Once again, the Human Security Network offers a possible solution: to start with a small group of like-minded liberal states and subsequently invite other countries to self-select as partners, on condition that they (1) subscribe to the goal of sustaining and modernizing the liberal international order, and (2) commit to leading or participating in one of the related issue-specific coalitions. The advantage of this approach is that it focuses attention where it belongs: on the activities of the campaign rather than its loose coordination structure.
Basing an initiative on a core group of liberal democracies offers another advantage. These countries have an interest in adapting the rules-based international system to reflect the interests of emerging powers, but not at the price of abandoning human rights, freedom of expression, open rules-based trade, and the principle that governments should be accountable to the people they serve. Striking this balance will not be easy, but it is essential. Democracies must work together to uphold liberal values in a world of mounting authoritarianism and illiberal populism, while at the same time recognizing that international institutions and rules perform another vital function: enabling countries with different political and economic systems to manage their relations peacefully. Establishing a strong ‘caucus’ of liberal states at the core of a broader middle-powers campaign would help to resolve this issue.
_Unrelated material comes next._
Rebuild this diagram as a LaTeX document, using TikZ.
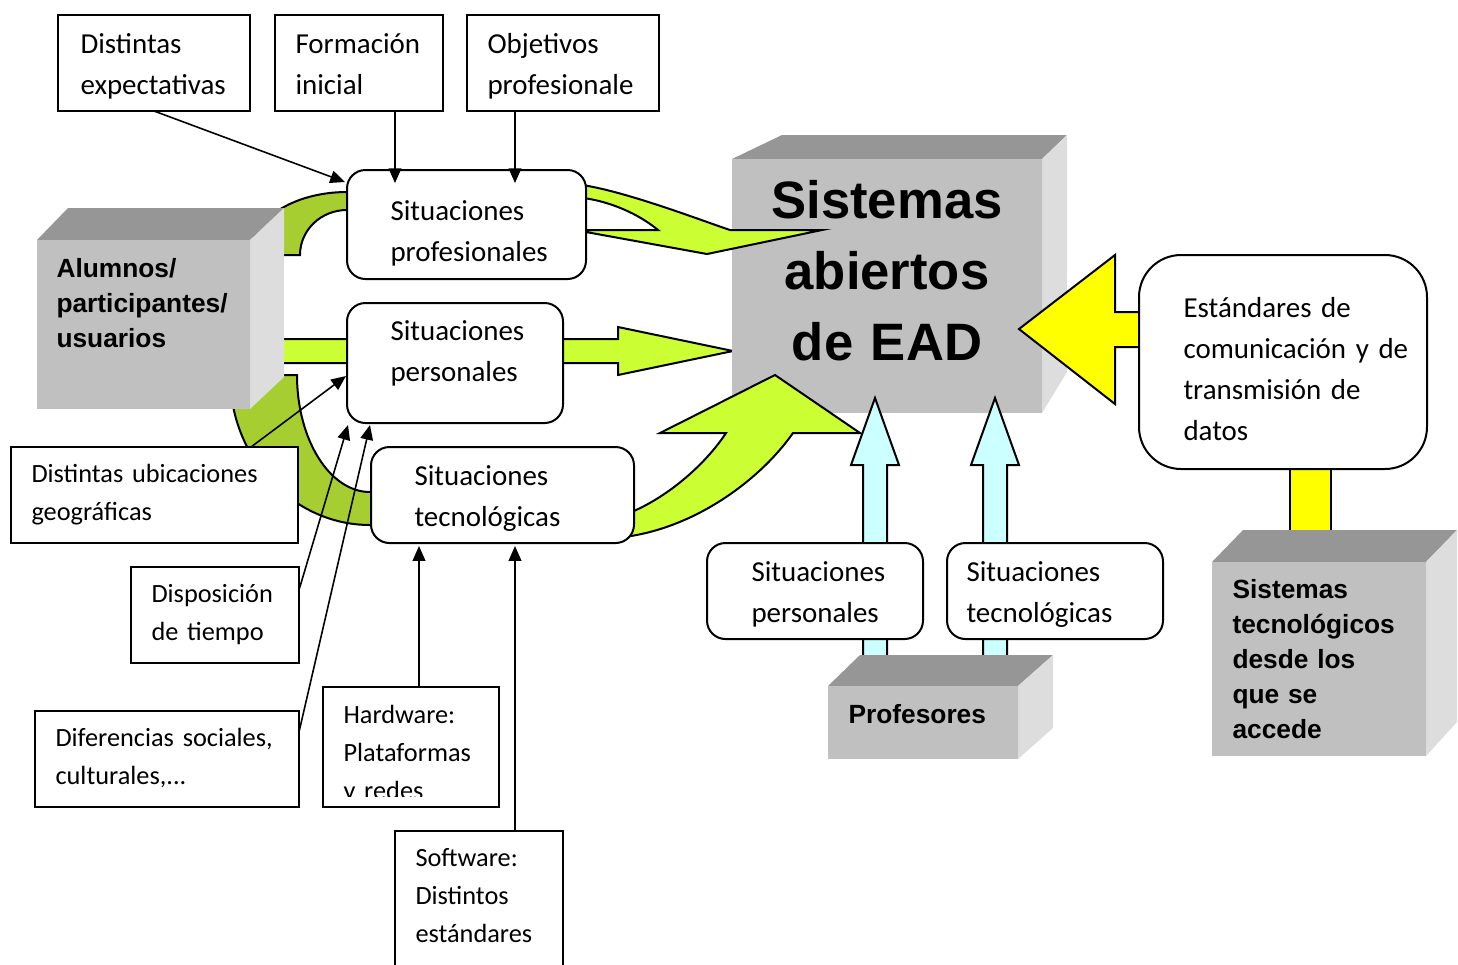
\documentclass[tikz,border=0pt]{standalone}
\usepackage{fontspec}
\setmainfont{Carlito}
\newfontfamily\arialf{Liberation Sans}
\usetikzlibrary{arrows.meta,calc}
\definecolor{lgreen}{RGB}{204,255,51}
\definecolor{dgreen}{RGB}{166,206,48}
\definecolor{lcyan}{RGB}{204,255,255}
\definecolor{yel}{RGB}{255,255,0}
\definecolor{gfront}{RGB}{192,192,192}
\definecolor{gtop}{RGB}{150,150,150}
\definecolor{gside}{RGB}{221,221,221}
\def\pxu{0.38pt}
\begin{document}
\begin{tikzpicture}[x=0.38pt,y=-0.38pt,
  sq/.style={draw, line width=0.76pt, fill=white, inner sep=0pt, outer sep=0pt},
  rsq/.style={sq, rounded corners=7pt},
  face/.style={fill=gfront, inner sep=0pt, outer sep=0pt},
  bshape/.style={draw=black, line width=0.76pt, line join=miter},
  tarr/.style={line width=0.6pt, -{Triangle[length=5.6pt,width=4.8pt]}},
  t11/.style={anchor=base west, inner sep=0pt, text width=110pt, align=left, font=\fontsize{11}{15.6}\selectfont},
  t10/.style={anchor=base west, inner sep=0pt, text width=110pt, align=left, font=\fontsize{10}{14.44}\selectfont},
  tb/.style={anchor=base west, inner sep=0pt, text width=110pt, align=left, font=\arialf\bfseries\fontsize{10}{13.3}\selectfont},
  tbig/.style={anchor=base, inner sep=0pt, text width=150pt, align=center, font=\arialf\bfseries\fontsize{20}{27}\selectfont}]
\useasboundingbox (0,0) rectangle (1458,964);
\clip (0,0) rectangle (1458,964);

% dark green arcs (behind)
\path[bshape, fill=dgreen] (250,255) .. controls (250,220) and (293,192) .. (347,192) -- (360,192) -- (360,210) -- (347,210) .. controls (321,210) and (300,230) .. (300,255) -- cycle;
\path[bshape, fill=dgreen] (230,375) .. controls (230,458) and (293,525) .. (370,525) -- (385,525) -- (385,492) -- (370,492) .. controls (330,492) and (297,440) .. (297,375) -- cycle;
% middle straight arrow
\path[bshape, fill=lgreen] (270,339) -- (618,339) -- (618,327) -- (733,351) -- (618,375) -- (618,363) -- (270,363) -- cycle;

% Sistemas abiertos 3D
\fill[gtop] (732,159) -- (782,135) -- (1067,135) -- (1042,159) -- cycle;
\fill[gside] (1042,159) -- (1067,135) -- (1067,372) -- (1042,413) -- cycle;
\node[face, minimum width=310*\pxu, minimum height=254*\pxu] (sab) at (887,286) {};

% yellow bar
\path[bshape, fill=yel] (1290,460) rectangle (1331,545);
% cyan arrows
\path[bshape, fill=lcyan] (875,398) -- (899,465) -- (887,465) -- (887,670) -- (863,670) -- (863,465) -- (851,465) -- cycle;
\path[bshape, fill=lcyan] (995,398) -- (1019,465) -- (1007,465) -- (1007,670) -- (983,670) -- (983,465) -- (971,465) -- cycle;
% light green curved arrows
\path[bshape, fill=lgreen] (575,184) .. controls (620,189) and (700,220) .. (730,230) -- (822,230) -- (707,254) -- (575,230) -- (658,230) .. controls (640,215) and (610,200) .. (575,197) -- cycle;
\path[bshape, fill=lgreen] (624,537) .. controls (695,528) and (760,480) .. (793,433) -- (860,433) -- (775,375) -- (660,433) -- (726,433) .. controls (705,465) and (665,500) .. (624,515) -- cycle;
% yellow arrow
\path[bshape, fill=yel] (1019,329) -- (1115,255) -- (1115,312) -- (1150,312) -- (1150,347) -- (1115,347) -- (1115,404) -- cycle;

% Alumnos 3D
\fill[gtop] (37,240) -- (68,208) -- (284,208) -- (250,240) -- cycle;
\fill[gside] (250,240) -- (284,208) -- (284,377) -- (250,409) -- cycle;
\node[face, minimum width=213*\pxu, minimum height=169*\pxu] (alu) at (143.5,324.5) {};
% Profesores 3D
\fill[gtop] (828,686) -- (860,655) -- (1053,655) -- (1018,686) -- cycle;
\fill[gside] (1018,686) -- (1053,655) -- (1053,728) -- (1018,759) -- cycle;
\node[face, minimum width=190*\pxu, minimum height=73*\pxu] (prof) at (923,722.5) {};
% Sistemas tecnologicos 3D
\fill[gtop] (1212,562) -- (1243,530) -- (1457,530) -- (1426,562) -- cycle;
\fill[gside] (1426,562) -- (1457,530) -- (1457,722) -- (1426,756) -- cycle;
\node[face, minimum width=214*\pxu, minimum height=194*\pxu] (stc) at (1319,659) {};

% boxes
\node[sq, minimum width=192*\pxu, minimum height=96*\pxu] (dexp) at (154,63) {};
\node[sq, minimum width=168*\pxu, minimum height=96*\pxu] (form) at (359,63) {};
\node[sq, minimum width=192*\pxu, minimum height=96*\pxu] (obj) at (563,63) {};
\node[rsq, minimum width=239*\pxu, minimum height=109*\pxu] (sprof) at (466.5,224.5) {};
\node[rsq, minimum width=216*\pxu, minimum height=120*\pxu] (spers) at (455,363) {};
\node[rsq, minimum width=263*\pxu, minimum height=96*\pxu] (stec) at (502.5,495) {};
\node[sq, minimum width=287*\pxu, minimum height=96*\pxu] (ubic) at (154.5,495) {};
\node[sq, minimum width=168*\pxu, minimum height=96*\pxu] (disp) at (215,615) {};
\node[sq, minimum width=264*\pxu, minimum height=96*\pxu] (dif) at (167,759) {};
\node[sq, minimum width=176*\pxu, minimum height=120*\pxu] (hw) at (411,747) {};
\node[sq, minimum width=168*\pxu, minimum height=160*\pxu] (sw) at (479,911) {};
\node[rsq, minimum width=216*\pxu, minimum height=96*\pxu] (bpers) at (815,591) {};
\node[rsq, minimum width=216*\pxu, minimum height=96*\pxu] (btec) at (1055,591) {};
\node[sq, rounded corners=16pt, minimum width=288*\pxu, minimum height=214*\pxu] (est) at (1283,362) {};

% texts
\node[t11] (dexpt) at (80,53) {Distintas\\expectativas};
\node[t11] (formt) at (295,53) {Formación\\inicial};
\node[t11] (objt) at (487,53) {Objetivos\\profesionale};
\node[t11] (sproft) at (390,220) {Situaciones\\profesionales};
\node[t11] (sperst) at (390,340) {Situaciones\\personales};
\node[t11] (stect) at (414,485) {Situaciones\\tecnológicas};
\node[t11] (bperst) at (751,581) {Situaciones\\personales};
\node[t11] (btect) at (966,581) {Situaciones\\tecnológicas};
\node[t11] (estt) at (1183,317) {Estándares de\\comunicación y de\\transmisión de\\datos};
\node[t10] (ubict) at (31,482) {Distintas ubicaciones\\geográficas};
\node[t10] (dispt) at (151,602) {Disposición\\de tiempo};
\node[t10] (dift) at (55,746) {Diferencias sociales,\\culturales,...};
\begin{scope}
\clip (323,687) rectangle (499,796);
\node[t10] (hwt) at (343,723) {Hardware:\\Plataformas\\y redes};
\end{scope}
\node[t10] (swt) at (415,866) {Software:\\Distintos\\estándares};
\node[tb] (alut) at (56,277) {Alumnos/\\participantes/\\usuarios};
\node[tb] (proft) at (848,723) {Profesores};
\node[tb] (stct) at (1232,598) {Sistemas\\tecnológicos\\desde los\\que se\\accede};
\node[tbig] (sabt) at (887,218) {Sistemas\\abiertos\\de EAD};

% thin arrows
\coordinate (a1) at (345,182);
\coordinate (a2) at (395,183);
\coordinate (a3) at (515,183);
\coordinate (u1) at (251,447);
\coordinate (u2) at (346,376);
\coordinate (d1) at (299,590);
\coordinate (d2) at (348,425);
\coordinate (f1) at (299,732);
\coordinate (f2) at (370,425);
\coordinate (h2) at (419,546);
\coordinate (s2) at (515,546);
\draw[tarr] (dexp.south) -- (a1);
\draw[tarr] (a2 |- form.south) -- (a2);
\draw[tarr] (a3 |- obj.south) -- (a3);
\draw[tarr] (u1) -- (u2);
\draw[tarr] (d1) -- (d2);
\draw[tarr] (f1) -- (f2);
\draw[tarr] (h2 |- hw.north) -- (h2);
\draw[tarr] (s2 |- sw.north) -- (s2);
\end{tikzpicture}
\end{document}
- The campaign should not become a vehicle for anti-Americanism or ‘soft balancing’ against the US – The Trump administration opposes some multilateral institutions but supports others. Even when the White House demurs, powerful actors in the US political system and in its civil society can be important allies. Over the long term, sustaining and adapting the rules-based system will require renewed leadership from the US, not least because it remains the world’s foremost economic and military power. A middle-powers campaign that indulges anti-Americanism would work against this goal. Indeed, it would be a non-starter for countries such as Canada and Japan, which prioritize good relations with the US.